Reproduce the listing word for word. Skip any image.

DATASET EXCERPT –
+++++

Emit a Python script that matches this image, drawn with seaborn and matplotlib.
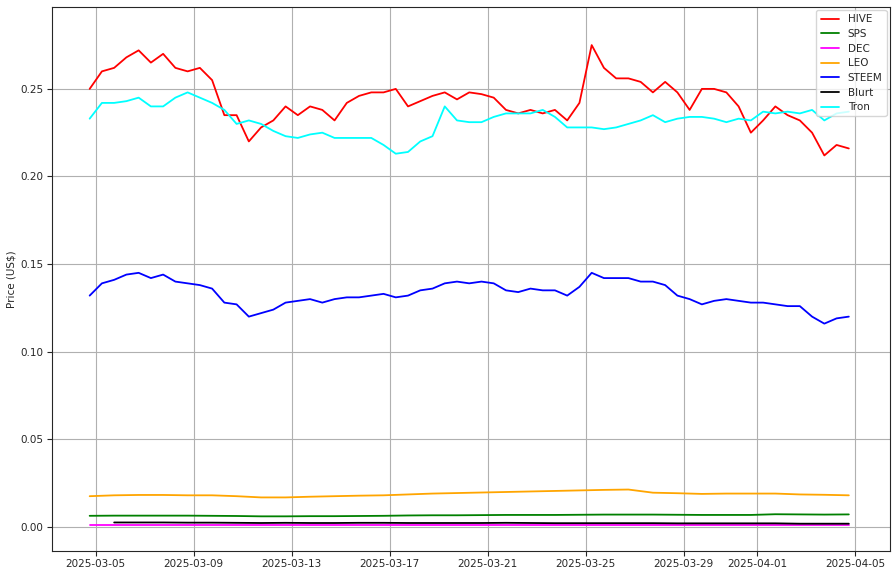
import numpy as np
import pandas as pd
import matplotlib
matplotlib.use("Agg")
import matplotlib.pyplot as plt
import seaborn as sns

sns.set_style("ticks")

# 12-hourly grid for the big movers
t_half = pd.date_range("2025-03-04 18:00", "2025-04-04 18:00", freq="12h")
hive = [0.250, 0.260, 0.262, 0.268, 0.272, 0.265, 0.270, 0.262, 0.260, 0.262,
        0.255, 0.235, 0.235, 0.220, 0.228, 0.232, 0.240, 0.235, 0.240, 0.238,
        0.232, 0.242, 0.246, 0.248, 0.248, 0.250, 0.240, 0.243, 0.246, 0.248,
        0.244, 0.248, 0.247, 0.245, 0.238, 0.236, 0.238, 0.236, 0.238, 0.232,
        0.242, 0.275, 0.262, 0.256, 0.256, 0.254, 0.248, 0.254, 0.248, 0.238,
        0.250, 0.250, 0.248, 0.240, 0.225, 0.232, 0.240, 0.235, 0.232, 0.225,
        0.212, 0.218, 0.216]
tron = [0.233, 0.242, 0.242, 0.243, 0.245, 0.240, 0.240, 0.245, 0.248, 0.245,
        0.242, 0.238, 0.230, 0.232, 0.230, 0.226, 0.223, 0.222, 0.224, 0.225,
        0.222, 0.222, 0.222, 0.222, 0.218, 0.213, 0.214, 0.220, 0.223, 0.240,
        0.232, 0.231, 0.231, 0.234, 0.236, 0.236, 0.236, 0.238, 0.234, 0.228,
        0.228, 0.228, 0.227, 0.228, 0.230, 0.232, 0.235, 0.231, 0.233, 0.234,
        0.234, 0.233, 0.231, 0.233, 0.232, 0.237, 0.236, 0.237, 0.236, 0.238,
        0.232, 0.236, 0.237]
steem = [0.132, 0.139, 0.141, 0.144, 0.145, 0.142, 0.144, 0.140, 0.139, 0.138,
         0.136, 0.128, 0.127, 0.120, 0.122, 0.124, 0.128, 0.129, 0.130, 0.128,
         0.130, 0.131, 0.131, 0.132, 0.133, 0.131, 0.132, 0.135, 0.136, 0.139,
         0.140, 0.139, 0.140, 0.139, 0.135, 0.134, 0.136, 0.135, 0.135, 0.132,
         0.137, 0.145, 0.142, 0.142, 0.142, 0.140, 0.140, 0.138, 0.132, 0.130,
         0.127, 0.129, 0.130, 0.129, 0.128, 0.128, 0.127, 0.126, 0.126, 0.120,
         0.116, 0.119, 0.120]

# daily grid for the flat ones
t_day = pd.date_range("2025-03-04 18:00", "2025-04-04 18:00", freq="1D")
sps = [0.0063, 0.0064, 0.0064, 0.0064, 0.0064, 0.0063, 0.0062, 0.0060, 0.0060,
       0.0061, 0.0061, 0.0062, 0.0063, 0.0065, 0.0066, 0.0066, 0.0067, 0.0068,
       0.0068, 0.0068, 0.0069, 0.0070, 0.0070, 0.0070, 0.0069, 0.0068, 0.0068,
       0.0068, 0.0072, 0.0071, 0.0070, 0.0071]
dec = [0.0008] * 32
leo = [0.0175, 0.0180, 0.0182, 0.0182, 0.0180, 0.0180, 0.0175, 0.0168, 0.0168,
       0.0172, 0.0175, 0.0178, 0.0180, 0.0185, 0.0190, 0.0193, 0.0196, 0.0199,
       0.0202, 0.0205, 0.0208, 0.0211, 0.0213, 0.0195, 0.0192, 0.0188, 0.0190,
       0.0190, 0.0190, 0.0185, 0.0183, 0.0180]
blurt = [np.nan, 0.0025, 0.0025, 0.0025, 0.0024, 0.0024, 0.0023, 0.0022, 0.0023,
         0.0022, 0.0022, 0.0023, 0.0023, 0.0022, 0.0022, 0.0022, 0.0022, 0.0023,
         0.0022, 0.0021, 0.0021, 0.0021, 0.0021, 0.0021, 0.0020, 0.0020, 0.0020,
         0.0020, 0.0020, 0.0018, 0.0018, 0.0018]

series = [("HIVE", t_half, hive, "red"),
          ("SPS", t_day, sps, "green"),
          ("DEC", t_day, dec, "magenta"),
          ("LEO", t_day, leo, "orange"),
          ("STEEM", t_half, steem, "blue"),
          ("Blurt", t_day, blurt, "black"),
          ("Tron", t_half, tron, "cyan")]

fig, ax = plt.subplots(figsize=(8.95, 5.75), dpi=100)
for name, t, vals, col in series:
    sns.lineplot(x=t, y=vals, ax=ax, color=col, label=name, lw=1.3)

ax.set_xlim(pd.Timestamp("2025-03-03 05:00"), pd.Timestamp("2025-04-06 10:00"))
ax.set_ylim(-0.0137, 0.2968)
ax.set_xticks(pd.to_datetime(["2025-03-05", "2025-03-09", "2025-03-13", "2025-03-17",
                              "2025-03-21", "2025-03-25", "2025-03-29", "2025-04-01",
                              "2025-04-05"]))
ax.xaxis.set_major_formatter(matplotlib.dates.DateFormatter("%Y-%m-%d"))
ax.tick_params(labelsize=7.5, pad=2.5)
ax.grid(True, color="#b0b0b0", lw=0.8)
ax.set_ylabel("Price (US$)", fontsize=7.5, labelpad=3)
ax.legend(loc="upper right", fontsize=7.5, framealpha=0.8, handlelength=1.8,
          labelspacing=0.45, borderaxespad=0.3)
fig.subplots_adjust(left=0.058, right=0.994, top=0.988, bottom=0.042)
fig.savefig("out.png", dpi=100)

+++++

SOLVED PROBLEM –
Emit a Python script that matches this image, drawn with seaborn and matplotlib.
import numpy as np
import pandas as pd
import matplotlib
matplotlib.use("Agg")
import matplotlib.pyplot as plt
import seaborn as sns

sns.set_style("ticks")

# 12-hourly grid for the big movers
t_half = pd.date_range("2025-03-04 18:00", "2025-04-04 18:00", freq="12h")
hive = [0.250, 0.260, 0.262, 0.268, 0.272, 0.265, 0.270, 0.262, 0.260, 0.262,
        0.255, 0.235, 0.235, 0.220, 0.228, 0.232, 0.240, 0.235, 0.240, 0.238,
        0.232, 0.242, 0.246, 0.248, 0.248, 0.250, 0.240, 0.243, 0.246, 0.248,
        0.244, 0.248, 0.247, 0.245, 0.238, 0.236, 0.238, 0.236, 0.238, 0.232,
        0.242, 0.275, 0.262, 0.256, 0.256, 0.254, 0.248, 0.254, 0.248, 0.238,
        0.250, 0.250, 0.248, 0.240, 0.225, 0.232, 0.240, 0.235, 0.232, 0.225,
        0.212, 0.218, 0.216]
tron = [0.233, 0.242, 0.242, 0.243, 0.245, 0.240, 0.240, 0.245, 0.248, 0.245,
        0.242, 0.238, 0.230, 0.232, 0.230, 0.226, 0.223, 0.222, 0.224, 0.225,
        0.222, 0.222, 0.222, 0.222, 0.218, 0.213, 0.214, 0.220, 0.223, 0.240,
        0.232, 0.231, 0.231, 0.234, 0.236, 0.236, 0.236, 0.238, 0.234, 0.228,
        0.228, 0.228, 0.227, 0.228, 0.230, 0.232, 0.235, 0.231, 0.233, 0.234,
        0.234, 0.233, 0.231, 0.233, 0.232, 0.237, 0.236, 0.237, 0.236, 0.238,
        0.232, 0.236, 0.237]
steem = [0.132, 0.139, 0.141, 0.144, 0.145, 0.142, 0.144, 0.140, 0.139, 0.138,
         0.136, 0.128, 0.127, 0.120, 0.122, 0.124, 0.128, 0.129, 0.130, 0.128,
         0.130, 0.131, 0.131, 0.132, 0.133, 0.131, 0.132, 0.135, 0.136, 0.139,
         0.140, 0.139, 0.140, 0.139, 0.135, 0.134, 0.136, 0.135, 0.135, 0.132,
         0.137, 0.145, 0.142, 0.142, 0.142, 0.140, 0.140, 0.138, 0.132, 0.130,
         0.127, 0.129, 0.130, 0.129, 0.128, 0.128, 0.127, 0.126, 0.126, 0.120,
         0.116, 0.119, 0.120]

# daily grid for the flat ones
t_day = pd.date_range("2025-03-04 18:00", "2025-04-04 18:00", freq="1D")
sps = [0.0063, 0.0064, 0.0064, 0.0064, 0.0064, 0.0063, 0.0062, 0.0060, 0.0060,
       0.0061, 0.0061, 0.0062, 0.0063, 0.0065, 0.0066, 0.0066, 0.0067, 0.0068,
       0.0068, 0.0068, 0.0069, 0.0070, 0.0070, 0.0070, 0.0069, 0.0068, 0.0068,
       0.0068, 0.0072, 0.0071, 0.0070, 0.0071]
dec = [0.0008] * 32
leo = [0.0175, 0.0180, 0.0182, 0.0182, 0.0180, 0.0180, 0.0175, 0.0168, 0.0168,
       0.0172, 0.0175, 0.0178, 0.0180, 0.0185, 0.0190, 0.0193, 0.0196, 0.0199,
       0.0202, 0.0205, 0.0208, 0.0211, 0.0213, 0.0195, 0.0192, 0.0188, 0.0190,
       0.0190, 0.0190, 0.0185, 0.0183, 0.0180]
blurt = [np.nan, 0.0025, 0.0025, 0.0025, 0.0024, 0.0024, 0.0023, 0.0022, 0.0023,
         0.0022, 0.0022, 0.0023, 0.0023, 0.0022, 0.0022, 0.0022, 0.0022, 0.0023,
         0.0022, 0.0021, 0.0021, 0.0021, 0.0021, 0.0021, 0.0020, 0.0020, 0.0020,
         0.0020, 0.0020, 0.0018, 0.0018, 0.0018]

series = [("HIVE", t_half, hive, "red"),
          ("SPS", t_day, sps, "green"),
          ("DEC", t_day, dec, "magenta"),
          ("LEO", t_day, leo, "orange"),
          ("STEEM", t_half, steem, "blue"),
          ("Blurt", t_day, blurt, "black"),
          ("Tron", t_half, tron, "cyan")]

fig, ax = plt.subplots(figsize=(8.95, 5.75), dpi=100)
for name, t, vals, col in series:
    sns.lineplot(x=t, y=vals, ax=ax, color=col, label=name, lw=1.3)

ax.set_xlim(pd.Timestamp("2025-03-03 05:00"), pd.Timestamp("2025-04-06 10:00"))
ax.set_ylim(-0.0137, 0.2968)
ax.set_xticks(pd.to_datetime(["2025-03-05", "2025-03-09", "2025-03-13", "2025-03-17",
                              "2025-03-21", "2025-03-25", "2025-03-29", "2025-04-01",
                              "2025-04-05"]))
ax.xaxis.set_major_formatter(matplotlib.dates.DateFormatter("%Y-%m-%d"))
ax.tick_params(labelsize=7.5, pad=2.5)
ax.grid(True, color="#b0b0b0", lw=0.8)
ax.set_ylabel("Price (US$)", fontsize=7.5, labelpad=3)
ax.legend(loc="upper right", fontsize=7.5, framealpha=0.8, handlelength=1.8,
          labelspacing=0.45, borderaxespad=0.3)
fig.subplots_adjust(left=0.058, right=0.994, top=0.988, bottom=0.042)
fig.savefig("out.png", dpi=100)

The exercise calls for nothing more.